Zamani was pardoned three years after, but the scar caused by social dislocation. cannot be erased on the landscape. For fears, the Christians in the region, largely Katabs, had to migrate and hurdle in certain areas, and Moslems, too, had to relocate.
While most people, especially critics of the el-Rufai administration, believe the southern Kaduna Christians have the odds always stacked against them, the Moslems there are not entirely at ease.
“Muslim communities in the area have been living in difficult conditions due to the persistent state of provocation and insecurity including intimidation, premeditated violence and bloodletting,” a press release by Muslim organisations in southern Kaduna stated.
According to the Muslim Youth Foundation of Southern Kaduna (MYFOSKA) and Jama’a Foundation Kafanchan Chapter), the crises have resulted in mass killings and total displacement of Muslim communities in Zangon-Kataf, Zonkwa, Matsirga, Unguwan Rimi Baju, Kwoi, Jaban Kogo, Gidan Maga have been witnessed in the last three decades

Series of panel reports have established that politicians play on religion to press their cases, too. The Agwei panel traced the current Fulani-led attack to the 2011 election at both the state and federal levels. The Fulani, according to the reports, lost loves and cattle in attacks that followed the 2011 polls. The herdsmen are now carrying out reprisals—in spite of the compensation El-Rufai claims he paid to them.
All of these, social scientists that have studied the Kaduna problem believe, make it difficult for people to live together. For instance, the Fulani communities have always been dismissed as squatters. And it appears to hurt them being regarded as such.
“Fulani have been part and parcel of Southern Kaduna for over 400 Years,” the Muslim groups said.  “It is on record that they founded Jama’a Emirate circa 1804.
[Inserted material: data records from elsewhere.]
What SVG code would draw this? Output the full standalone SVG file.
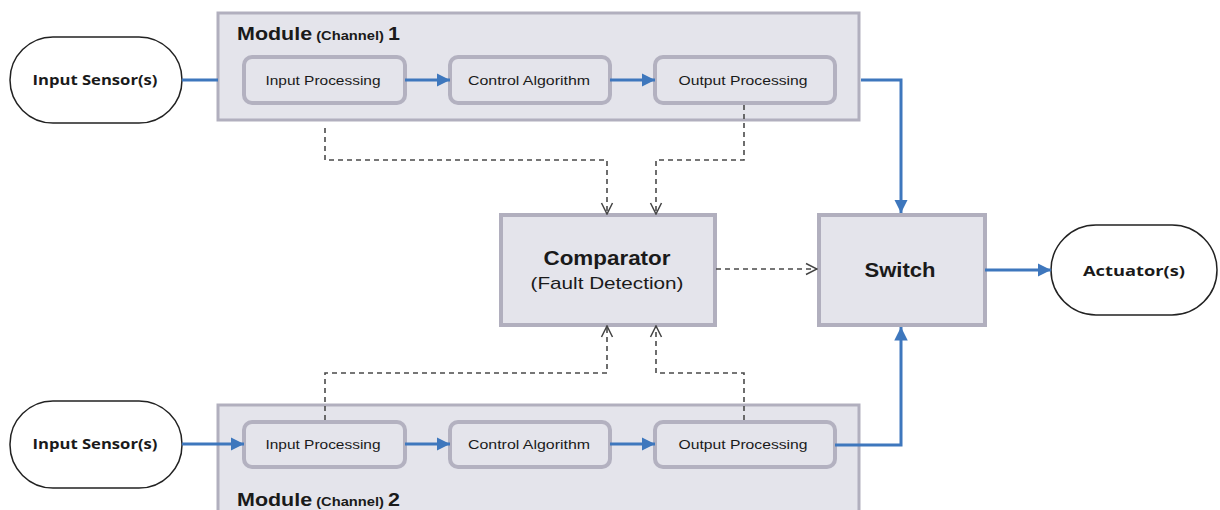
<svg xmlns="http://www.w3.org/2000/svg" width="1220" height="510" viewBox="0 0 1220 510">
<defs>
<style>
.module{fill:#e4e4eb;stroke:#b1afbe;stroke-width:3}
.inner{fill:#e4e4eb;stroke:#b3b1c0;stroke-width:4}
.big{fill:#e4e4eb;stroke:#b1afbe;stroke-width:4}
.term{fill:#ffffff;stroke:#222;stroke-width:1.5}
.blue{fill:none;stroke:#3e77bd;stroke-width:3}
.dash{fill:none;stroke:#4a4a4a;stroke-width:1.6;stroke-dasharray:5,4}
text{font-family:"Liberation Sans",Arial,sans-serif;fill:#1a1a1a}
.lbl{font-size:13px;text-anchor:middle}
.term-t{font-family:"Open Sans","Liberation Sans",sans-serif;font-weight:bold;font-size:15px;text-anchor:middle}
.mod{font-weight:bold}
</style>
<marker id="ab" viewBox="0 0 10 10" refX="10" refY="5" markerWidth="4.5" markerHeight="4.5" orient="auto" markerUnits="strokeWidth">
<path d="M0,0 L10,5 L0,10 z" fill="#3e77bd"/>
</marker>
<marker id="ao" viewBox="0 0 14 14" refX="13" refY="7" markerWidth="14" markerHeight="14" orient="auto" markerUnits="userSpaceOnUse">
<path d="M2,1.5 L13,7 L2,12.5" fill="none" stroke="#444" stroke-width="1.5"/>
</marker>
</defs>
<rect width="1220" height="510" fill="#ffffff"/>

<g id="module1">
<rect class="module" x="218" y="13" width="641" height="107"/>
<text class="mod" x="237" y="40" textLength="163" lengthAdjust="spacingAndGlyphs"><tspan font-size="19">Module</tspan><tspan font-size="13"> (Channel) </tspan><tspan font-size="19">1</tspan></text>
</g>
<g id="module2">
<rect class="module" x="218" y="405" width="641" height="110"/>
<text class="mod" x="237" y="506" textLength="163" lengthAdjust="spacingAndGlyphs"><tspan font-size="19">Module</tspan><tspan font-size="13"> (Channel) </tspan><tspan font-size="19">2</tspan></text>
</g>

<g id="sensor1">
<rect class="term" x="10" y="37" width="172" height="86" rx="43"/>
<text class="term-t" x="95" y="85" textLength="125" lengthAdjust="spacingAndGlyphs">Input Sensor(s)</text>
</g>
<g id="sensor2">
<rect class="term" x="10" y="401" width="172" height="87" rx="43"/>
<text class="term-t" x="95" y="449" textLength="125" lengthAdjust="spacingAndGlyphs">Input Sensor(s)</text>
</g>

<g id="in1"><rect class="inner" x="244" y="57" width="161" height="46" rx="8"/><text class="lbl" x="323" y="85" textLength="115" lengthAdjust="spacingAndGlyphs">Input Processing</text></g>
<g id="ctrl1"><rect class="inner" x="450" y="57" width="160" height="46" rx="8"/><text class="lbl" x="529" y="85" textLength="122" lengthAdjust="spacingAndGlyphs">Control Algorithm</text></g>
<g id="out1"><rect class="inner" x="655" y="57" width="180" height="46" rx="8"/><text class="lbl" x="743" y="85" textLength="129" lengthAdjust="spacingAndGlyphs">Output Processing</text></g>

<g id="in2"><rect class="inner" x="244" y="422" width="161" height="45" rx="8"/><text class="lbl" x="323" y="449" textLength="115" lengthAdjust="spacingAndGlyphs">Input Processing</text></g>
<g id="ctrl2"><rect class="inner" x="450" y="422" width="160" height="45" rx="8"/><text class="lbl" x="529" y="449" textLength="122" lengthAdjust="spacingAndGlyphs">Control Algorithm</text></g>
<g id="out2"><rect class="inner" x="655" y="422" width="180" height="45" rx="8"/><text class="lbl" x="743" y="449" textLength="129" lengthAdjust="spacingAndGlyphs">Output Processing</text></g>

<g id="comparator">
<rect class="big" x="501" y="215" width="214" height="110"/>
<text x="607" y="265" font-size="20" font-weight="bold" text-anchor="middle" textLength="127" lengthAdjust="spacingAndGlyphs">Comparator</text>
<text x="607" y="289" font-size="17" text-anchor="middle" fill="#333" textLength="153" lengthAdjust="spacingAndGlyphs">(Fault Detection)</text>
</g>
<g id="switch">
<rect class="big" x="819" y="215" width="166" height="110"/>
<text x="900" y="277" font-size="20" font-weight="bold" text-anchor="middle" textLength="71" lengthAdjust="spacingAndGlyphs">Switch</text>
</g>
<g id="actuator">
<rect class="term" x="1051" y="225" width="166" height="90" rx="45"/>
<text class="term-t" x="1134" y="276" textLength="102" lengthAdjust="spacingAndGlyphs">Actuator(s)</text>
</g>

<g id="connectors">
<line class="blue" x1="182" y1="80" x2="218" y2="80"/>
<line class="blue" x1="405" y1="80" x2="450" y2="80" marker-end="url(#ab)"/>
<line class="blue" x1="610" y1="80" x2="655" y2="80" marker-end="url(#ab)"/>
<polyline class="blue" points="861,80 901,80 901,213" marker-end="url(#ab)"/>
<line class="blue" x1="182" y1="444" x2="244" y2="444" marker-end="url(#ab)"/>
<line class="blue" x1="405" y1="444" x2="450" y2="444" marker-end="url(#ab)"/>
<line class="blue" x1="610" y1="444" x2="655" y2="444" marker-end="url(#ab)"/>
<polyline class="blue" points="835,445 901,445 901,327" marker-end="url(#ab)"/>
<line class="blue" x1="985" y1="270" x2="1051" y2="270" marker-end="url(#ab)"/>
<polyline class="dash" points="325,128 325,160 607,160 607,214" marker-end="url(#ao)"/>
<polyline class="dash" points="744,105 744,160 656,160 656,214" marker-end="url(#ao)"/>
<polyline class="dash" points="325,420 325,373 607,373 607,326" marker-end="url(#ao)"/>
<polyline class="dash" points="744,420 744,373 656,373 656,326" marker-end="url(#ao)"/>
<line class="dash" x1="716" y1="269" x2="817" y2="269" marker-end="url(#ao)"/>
</g>
</svg>
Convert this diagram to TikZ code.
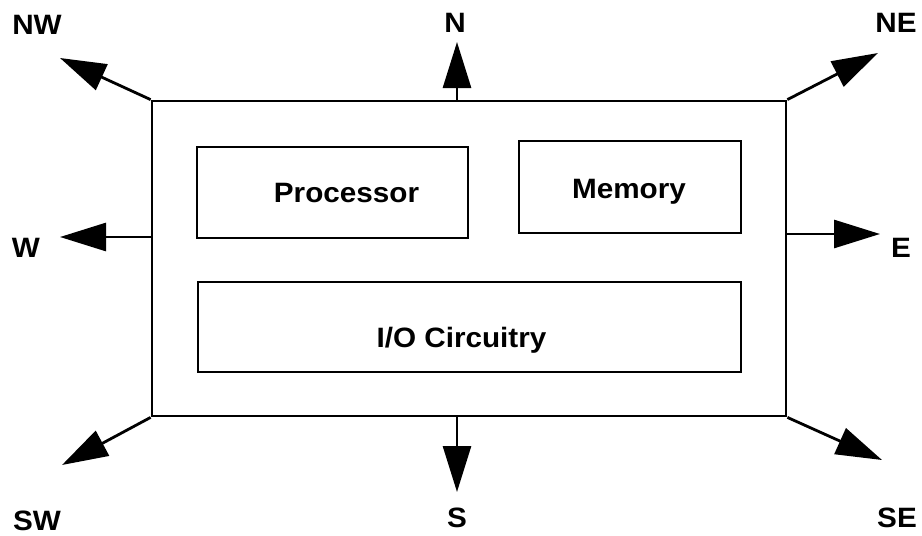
\documentclass[tikz,border=0pt]{standalone}
\usepackage{fontspec}
\setmainfont{Liberation Sans}[FakeStretch=1.06]
\usetikzlibrary{arrows.meta}
\begin{document}
\begin{tikzpicture}[x=1pt,y=-1pt,
  txt/.style={font=\fontsize{28}{33}\selectfont\bfseries, inner sep=0pt},
  unit/.style={draw, line width=2.8pt, minimum width=634pt, minimum height=315pt, inner sep=0pt},
  part/.style={draw, line width=2.9pt, inner sep=0pt},
  dirarrow/.style={line width=2.8pt, -{Triangle[length=46pt,width=28pt]}}]
\useasboundingbox (0,0) rectangle (922,536);

% the module and its parts
\node[unit] (module) at (469,258.5) {};
\node[part, minimum width=271pt, minimum height=91pt] (proc) at (332.5,192.5) {};
\node[part, minimum width=222pt, minimum height=92pt] (mem) at (630,187) {};
\node[part, minimum width=543pt, minimum height=90pt] (io) at (469.5,327) {};
\node[txt, anchor=base] (procT) at (346.5,202) {Processor};
\node[txt, anchor=base] (memT) at (629,198) {Memory};
\node[txt, anchor=base] (ioT) at (461.5,347) {I/O Circuitry};

% arrow tips
\coordinate (tN)  at (457,42);
\coordinate (tNE) at (878,53);
\coordinate (tE)  at (880,234);
\coordinate (tSE) at (882,460);
\coordinate (tS)  at (457,492);
\coordinate (tSW) at (62,465);
\coordinate (tW)  at (60,237);
\coordinate (tNW) at (60,58);

% direction arrows
\draw[dirarrow] (module.north -| tN) -- (tN);
\draw[dirarrow] (module.north east) -- (tNE);
\draw[dirarrow] (module.east |- tE) -- (tE);
\draw[dirarrow] (module.south east) -- (tSE);
\draw[dirarrow] (module.south -| tS) -- (tS);
\draw[dirarrow] (module.south west) -- (tSW);
\draw[dirarrow] (module.west |- tW) -- (tW);
\draw[dirarrow] (module.north west) -- (tNW);

% direction labels
\node[txt] (lN)  at (455,23)  {N};
\node[txt] (lNE) at (896,23)  {NE};
\node[txt] (lE)  at (901,248) {E};
\node[txt] (lSE) at (897,518) {SE};
\node[txt] (lS)  at (457,518) {S};
\node[txt] (lSW) at (37,521)  {SW};
\node[txt] (lW)  at (26,248)  {W};
\node[txt] (lNW) at (37,25)   {NW};
\end{tikzpicture}
\end{document}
To stop discriminating has been the moral solution peacemakers always bring forward. “We must live together, we must find solution to the problems to sit down and talk to ourselves because there is no problem that cannot be solved when you are talking to each other,” Abdulsalam said.
But the natives—largely earth-bound—are not sold on yielding the heirloom to some wandering strangers attacking them every now and then. There have been calls for the Christians there to bite back. Which is already happening.
According to the groups, a Fulani leader (Ardo) initiating a peace move in Ninte went in January went the district head office to assure the community of their desire to pay compensation to farmers whose farms were destroyed by herdsmen. . “Unfortunately, he was attacked and killed by irate youths in the presence of the district head and other community members.”
El-Rufai has threatened to deal with the Christian leaders making those calls—while, many point out, he has yet to deal with Muslim leaders instigating attacks on others.
Another option on the card is compensation. Critics don’t like this peace deal, though. Kaduna Sen. Sheu Sani believes it is bad governance spending federal allocations to keep Fulani herdsmen happy.
But pacifists will, as always, agree no price is too big for peace.